"El horror", fue el escueto y sensacionalista mensaje
que pudo transmitir Kurtz, uno de los protagonistas de El
corazón de las tinieblas, antes de morir. Esa, una
de las magistrales novelas de Conrad, tuvo la peculiaridad de
haber sido publicada en el emblemático año 1900,
y daba a entender, entre otras cosas, que el mensaje o legado
de un siglo que agonizaba a otro que comenzaba era más
bien traumático. Conrad, polaco de nacimiento, había
sido marino, había recorrido el mundo y después,
como muchos novelistas británicos, se dedicó a
escribir novelas que servían de esparcimiento e información
a los muchos interesados por los viajes, porque hay una estrecha
vinculación entre las novelas y los imperios. Y uno de
los horrores a los que había llegado Kurtz era el de un
victoriano que se interna en la selva africana y queda fuera,
básicamente, de los límites de la lengua inglesa.
Eso equivalía a llegar al corazón de la barbarie.
Conrad, además, admiraba a cierto amigo escritor, que había
nacido en 1841 en la provincia de Buenos Aires y que no habría
de descansar hasta ser naturalizado como súbdito británico
en ese mismo año 1900. En el Río de la Plata lo
habían conocido como Guillermo Enrique Hudson, pero como
escritor fue británico y su firma fue W. H. Hudson (William
Henri). Y Hudson,
en 1885, quiso embaucar a los lectores victorianos con una novela
cuya tesis consistía, en apariencia, en que había
una vez cierto país de nunca jamás que fue perdido
por los británicos. El título era The Purple
Land That England Lost, una tierra que, según el sensacionalista
Hudson, tenía ese color por la mucha sangre que en ella
se derramaba. La aparición de este taimado texto en las
librerías victorianas no tuvo el menor éxito, como
suele sucederle a muchos libros excelentes. Y su autor debió
esperar a 1904 para encontrar cierta fama y reconocimiento con
otra novela, Green Mansions. Pero lo relevante es que, leída
hoy, su novela de 1885, La tierra purpúrea, sigue
resultando una lectura
dichosa.
Hudson, como Conrad, pretende estar exhibiendo la colisión
entre lo bárbaro y lo civilizado, pero el resultado es
distinto. No hay horror en La tierra purpúrea, tampoco
hay crónica roja: hay aventuras y juego, y una intensidad
inusual en una novela decimonónica. Porque si Hudson finge
presentarse en el relato como Richard Lamb, un civilizado hombre
de letras británico, lo cierto es que escribe
como un salvaje, que ríe y juega con las ganas
con que lo hacían los habitantes de la campaña oriental.
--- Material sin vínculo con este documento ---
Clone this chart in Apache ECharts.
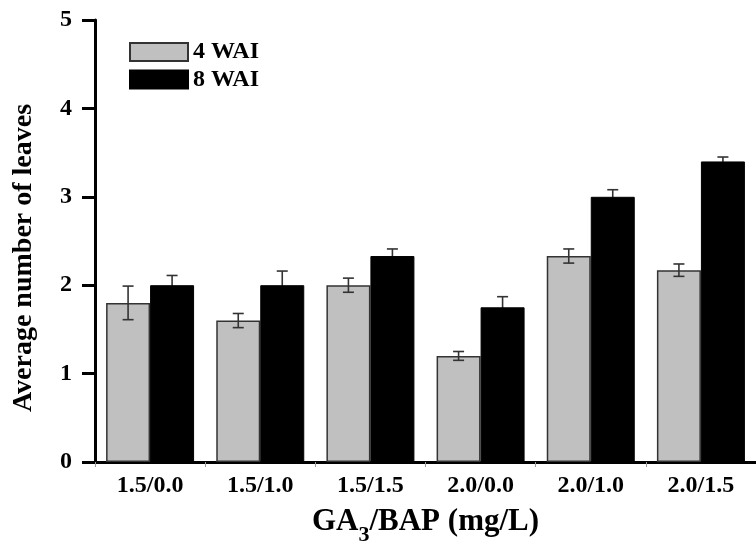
<!DOCTYPE html>
<html>
<head>
<meta charset="utf-8">
<script src="https://cdn.jsdelivr.net/npm/echarts@6/dist/echarts.min.js"></script>
<style>html,body{margin:0;padding:0;background:#fff;}#c{width:756px;height:551px;}</style>
</head>
<body>
<div id="c"></div>
<script>
const categories = ['1.5/0.0', '1.5/1.0', '1.5/1.5', '2.0/0.0', '2.0/1.0', '2.0/1.5'];
const wai4 = [1.8, 1.6, 2.0, 1.2, 2.33, 2.17];
const wai4Err = [0.19, 0.08, 0.08, 0.05, 0.08, 0.07];
const wai8 = [2.0, 2.0, 2.33, 1.75, 3.0, 3.4];
const wai8Err = [0.11, 0.16, 0.08, 0.12, 0.08, 0.05];
const yTicks = [0, 1, 2, 3, 4, 5];

const FONT = 'Liberation Serif';
const BAR_W = 44;

function errSeries(name, vals, errs, offset, z) {
  return {
    type: 'custom',
    name: name + ' err',
    z: z,
    silent: true,
    data: vals.map((v, i) => [i, v, errs[i]]),
    renderItem: function (params, api) {
      const i = api.value(0), v = api.value(1), e = api.value(2);
      const top = api.coord([i, v + e]);
      const bot = api.coord([i, v - e]);
      const x = top[0] + offset;
      const cw = 5.5;
      const st = { stroke: '#333', lineWidth: 1.6 };
      return {
        type: 'group',
        children: [
          { type: 'line', shape: { x1: x, y1: top[1], x2: x, y2: bot[1] }, style: st },
          { type: 'line', shape: { x1: x - cw, y1: top[1], x2: x + cw, y2: top[1] }, style: st },
          { type: 'line', shape: { x1: x - cw, y1: bot[1], x2: x + cw, y2: bot[1] }, style: st }
        ]
      };
    }
  };
}

const chart = echarts.init(document.getElementById('c'), null, { renderer: 'canvas' });
chart.setOption({
  animation: false,
  backgroundColor: '#fff',
  grid: { left: 95, right: -8, top: 20, bottom: 85.5, containLabel: false },
  legend: {
    left: 124, top: 35, orient: 'vertical',
    icon: 'rect',
    itemWidth: 58, itemHeight: 18, itemGap: 3.5,
    data: ['4 WAI', '8 WAI'],
    textStyle: { fontFamily: FONT, fontWeight: 'bold', fontSize: 24, color: '#000' }
  },
  xAxis: [{
    type: 'category',
    data: categories,
    axisLine: { lineStyle: { color: '#000', width: 3 } },
    axisTick: { show: false },
    axisLabel: { fontFamily: FONT, fontWeight: 'bold', fontSize: 24, color: '#000', margin: 12 },
    name: '{a|GA}{s|3}{a|/BAP (mg/L)}',
    nameLocation: 'middle',
    nameGap: 44,
    nameTextStyle: {
      rich: {
        a: { fontFamily: FONT, fontWeight: 'bold', fontSize: 31, color: '#000', verticalAlign: 'bottom' },
        s: { fontFamily: FONT, fontWeight: 'bold', fontSize: 22, color: '#000', padding: [0, 0, -9, 0], verticalAlign: 'bottom' }
      }
    }
  }, {
    type: 'category',
    data: categories.flatMap(c => [c + 'a', c + 'b']),
    position: 'bottom',
    axisLine: { show: false },
    axisLabel: { show: false },
    axisTick: { show: true, length: 5, lineStyle: { color: '#999', width: 1 } },
    splitLine: { show: false }
  }],
  yAxis: {
    type: 'value',
    min: 0, max: 5, interval: 1,
    splitLine: { show: false },
    axisLine: { show: true, lineStyle: { color: '#000', width: 3 } },
    axisTick: { show: true, inside: false, length: 13, lineStyle: { color: '#000', width: 3 } },
    axisLabel: { fontFamily: FONT, fontWeight: 'bold', fontSize: 24, color: '#000', margin: 23,
      formatter: v => yTicks.includes(v) ? String(v) : '' },
    name: 'Average number of leaves',
    nameLocation: 'middle',
    nameGap: 57,
    nameTextStyle: { fontFamily: FONT, fontWeight: 'bold', fontSize: 28, color: '#000', padding: [0, 34, 0, 0] }
  },
  series: [
    {
      type: 'bar', name: '4 WAI', data: wai4, barWidth: BAR_W, barGap: '0%', z: 2,
      itemStyle: { color: '#c0c0c0', borderColor: '#333', borderWidth: 1.5 }
    },
    {
      type: 'bar', name: '8 WAI', data: wai8, barWidth: BAR_W, barGap: '0%', z: 2,
      itemStyle: { color: '#000', borderColor: '#000', borderWidth: 1 }
    },
    errSeries('4 WAI', wai4, wai4Err, -BAR_W / 2, 5),
    errSeries('8 WAI', wai8, wai8Err, BAR_W / 2, 1)
  ]
});
</script>
</body>
</html>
Las aventuras de un súbdito de la corona inglesa que se
fuga con su flamante esposa de Buenos Aires y busca amparo primero
en Montevideo y luego trabajo en la campaña oriental, no
sólo no dan respiro sino que además chisporrotean
de malicia.
Aunque, como narrador de La tierra purpúrea, Lamb
se excusa frente al público "civilizado" por
las cosas que está contando, en rigor se comporta como
un paisano más en medio de secuestros de mujeres, revoluciones,
romances mentidamente castos y diálogos chispeantes repletos
de ginebra. Las estrategias narrativas son taimadas como las
de Santa Coloma, el caudillo que se levanta contra el gobierno
de Montevideo, o como los trucos a los que Lamb tiene que recurrir
para que no lo estafen cuando quiere comprar un caballo.
Y en tierras tan salvajes, el narrador, que se había lamentado
de que el imperio británico hubiera perdido la oportunidad
de "civilizar" a la Banda Oriental, descubre, hacia
el final, que tanta sangre y vida era mejor que permanecieran
con aquella pureza. El inglés que se había subido
al cerro para despedirse -aunque definitivamente enamorado de
esa tierra púrpura- descubrió una pureza feroz,
una pureza de un país perdido para siempre jamás
del que pocos testimonios quedan.
Un territorio, en definitiva,
de novela, gozoso y tajante, que cuanto más se asume perdido
más posible se vuelve repasarlo. Una regocijada mancha
púrpura -perdida por Inglaterra, perdida para todo el mundo-
acechando en las entretelas de la memoria.